In response to the Chinese actions, Trump retaliated with an immediate action towards a pause in the sales of critical technologies in the production of semiconductors and a halt in the scramjet engine components as well as the heavy machinery that makes up a significant portion of China’s manufacturing capabilities. This particular period of a so-called economic détentebetween the two economies paved the way for exploring opportunities to diversify their respective supply chain channels of procurement, manufacturing, and distribution (Jackson, Lv, Onstad, & Scheyder, 2025).
Hence, the adage goes true that in every adversity, there entails an opportunity to restore and start afresh. This phase of April-May has reflected the volatility of the global supply chain environment to be both foolproof and also flawed in their international trade and national security dimension.
Business Implications
The volatility of the international financial markets provides a sharp reflection of the impact that trade disruptions among the two largest economies could shift figures to a sudden decline in the global market indices, an indication of deep business sentiments over critical declines in supply chain developments. Trade flow declines in critical minerals have implied the halt in the availability of ease in manufacturing costs and raw materials availability.
Global sectoral giants, which include Apple Inc., John Deere, and Foxconn, have resorted to friend-shoring as well as near-shoring their manufacturing and production capacities to destinations that include India, Vietnam, Mexico, and Indonesia among their business options.
China’s diplomatic reach in Southeast Asia, especially the Association of Southeast Asian Nations (ASEAN) member countries, has reflected a mutual convergence of the Southeast Asian manufacturing environment being a suitable host to both the United States and Chinese business opportunities, corroborated by the ease in manufacturing and maintenance costs alongside a rising domestic consumption of their respective supplies.
Recommendations
It is evident that trade disruption has resulted in the diversification of the supply chain channels east as well as southeastward in a direction characterized by low production, manufacturing, holding, and maintenance costs, as well as a significant share of rich critical mineral ores that have found their path to proximity in American and Chinese extractive industrial deposits.
In Asia, India holds a significant portion of American manufacturing companies formerly present in Southern China that cater to a comparatively larger consumer audience alongside relatively easier manufacturing & maintenance costs.
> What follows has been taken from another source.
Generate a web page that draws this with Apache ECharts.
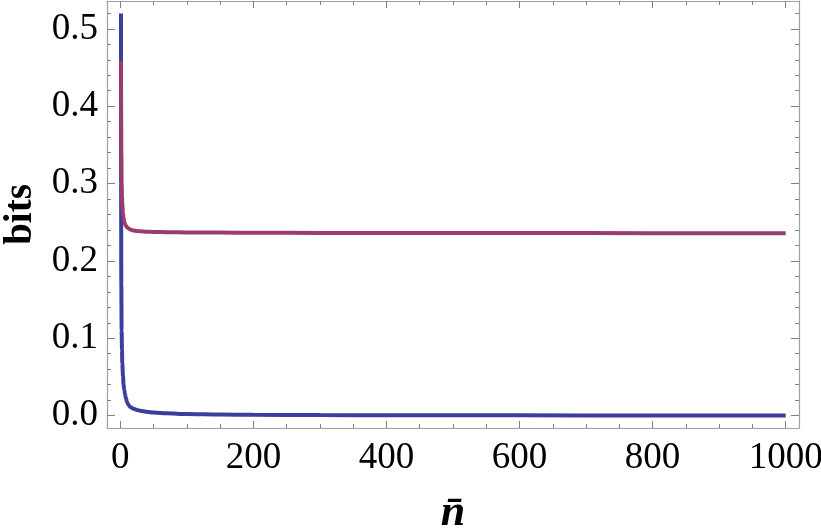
<!DOCTYPE html>
<html>
<head>
<meta charset="utf-8">
<script src="https://cdn.jsdelivr.net/npm/echarts@6/dist/echarts.min.js"></script>
<style>
  html, body { margin: 0; padding: 0; background: #fff; }
  #chart { width: 821px; height: 531px; }
</style>
</head>
<body>
<div id="chart"></div>
<script>
// mean photon number (x) and the two curves
const nbar = [1, 1.2, 1.5, 2, 2.5, 3, 4, 5, 6, 7, 8, 10, 12, 15, 20, 25, 30, 40, 50, 70, 100, 150, 200, 300, 400, 500, 600, 800, 1000]
const blueBits = [0.52, 0.30, 0.17, 0.11, 0.085, 0.068, 0.051, 0.040, 0.033, 0.028, 0.024, 0.018, 0.014, 0.011, 0.0088, 0.0074, 0.0064, 0.0049, 0.004, 0.003, 0.0021, 0.0014, 0.0011, 0.0007, 0.0005, 0.0004, 0.00035, 0.00027, 0.0002]
const redBits = [0.458, 0.40, 0.34, 0.30, 0.283, 0.273, 0.262, 0.255, 0.251, 0.248, 0.246, 0.2435, 0.242, 0.2405, 0.2393, 0.2387, 0.2383, 0.2378, 0.2375, 0.2371, 0.2368, 0.2366, 0.2364, 0.2362, 0.2361, 0.236, 0.236, 0.2359, 0.2358]

// tick values
const xMajor = [0, 200, 400, 600, 800, 1000]
const xMinor = [50, 100, 150, 250, 300, 350, 450, 500, 550, 650, 700, 750, 850, 900, 950]
const yMajor = [0, 0.1, 0.2, 0.3, 0.4, 0.5]
const yMinor = [0.02, 0.04, 0.06, 0.08, 0.12, 0.14, 0.16, 0.18, 0.22, 0.24, 0.26, 0.28, 0.32, 0.34, 0.36, 0.38, 0.42, 0.44, 0.46, 0.48, 0.52]

const X_MIN = -20, X_MAX = 1020
const Y_MIN = -0.016, Y_MAX = 0.536
const frame = '#a0a0a0'
const tickCol = '#808080'
const serif = "'Liberation Serif', 'Times New Roman', Times, serif"

function xAxisDef(pos, ticks, len, labels, line) {
    return {
        type: 'value', position: pos, min: X_MIN, max: X_MAX,
        axisLine: { show: line, onZero: false, lineStyle: { color: frame, width: 1.2 } },
        axisTick: { show: true, inside: true, length: len, customValues: ticks, lineStyle: { color: tickCol, width: 1 } },
        axisLabel: labels ? {
            show: true, customValues: ticks, margin: 12,
            fontFamily: serif, fontSize: 37, color: '#000',
            formatter: (v) => String(v),
        } : { show: false },
        splitLine: { show: false },
    }
}

function yAxisDef(pos, ticks, len, labels, line) {
    return {
        type: 'value', position: pos, min: Y_MIN, max: Y_MAX,
        axisLine: { show: line, onZero: false, lineStyle: { color: frame, width: 1.2 } },
        axisTick: { show: true, inside: true, length: len, customValues: ticks, lineStyle: { color: tickCol, width: 1 } },
        axisLabel: labels ? {
            show: true, customValues: ticks, margin: 9,
            fontFamily: serif, fontSize: 37, color: '#000',
            formatter: (v) => v.toFixed(1),
        } : { show: false },
        splitLine: { show: false },
    }
}

const xMain = xAxisDef('bottom', xMajor, 7, true, true)
xMain.name = 'n\u0304'
xMain.nameLocation = 'middle'
xMain.nameGap = 64
xMain.nameTextStyle = { fontFamily: serif, fontSize: 44, fontWeight: 'bold', fontStyle: 'italic', color: '#000' }

const yMain = yAxisDef('left', yMajor, 8, true, true)
yMain.name = 'bits'
yMain.nameLocation = 'middle'
yMain.nameGap = 66
yMain.nameTextStyle = { fontFamily: serif, fontSize: 39, fontWeight: 'bold', color: '#000' }

const chart = echarts.init(document.getElementById('chart'))

chart.setOption({
    animation: false,
    backgroundColor: '#fff',
    grid: { left: 107, right: 22, top: 1, bottom: 103, outerBoundsMode: 'none' },
    xAxis: [
        xMain,
        xAxisDef('bottom', xMinor, 4, false, false),
        xAxisDef('top', xMajor, 7, false, true),
        xAxisDef('top', xMinor, 4, false, false),
    ],
    yAxis: [
        yMain,
        yAxisDef('left', yMinor, 4, false, false),
        yAxisDef('right', yMajor, 8, false, true),
        yAxisDef('right', yMinor, 4, false, false),
    ],
    series: [
        {
            type: 'line', xAxisIndex: 0, yAxisIndex: 0,
            data: nbar.map((n, i) => [n, blueBits[i]]),
            showSymbol: false, smooth: 0.3, smoothMonotone: 'x',
            lineStyle: { color: '#3d3d9b', width: 4 },
        },
        {
            type: 'line', xAxisIndex: 0, yAxisIndex: 0,
            data: nbar.map((n, i) => [n, redBits[i]]),
            showSymbol: false, smooth: 0.3, smoothMonotone: 'x',
            lineStyle: { color: '#9b3c6e', width: 4 },
        },
    ],
})
</script>
</body>
</html>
India’s Critical Minerals Mission, announced in April 2025, would cater to a strategy of self-reliance in the exploration of REEs and key minerals while also enhancing mineral partnerships with its allied member countries towards boosting mineral cooperation, security, and mutual development.
The Critical Minerals Mission would benefit key sectoral conglomerates in the automobile, semiconductor, and defense equipment industries, as well as the smart mobile sector, despite the recent warning given by the US administration to their domestic manufacturers to halt manufacturer bases and return to America or face the threat of a backlash in tariffs.
In response, Apple Inc. on 25 May was smart to call out Trump’s farcical threat to hinder their marginal profits and production while maintaining their efforts to build their support/destination economies while also indicating the flexibility of the current global supply and value chain channels to disruptions in geoeconomic instruments and geopolitical dynamics.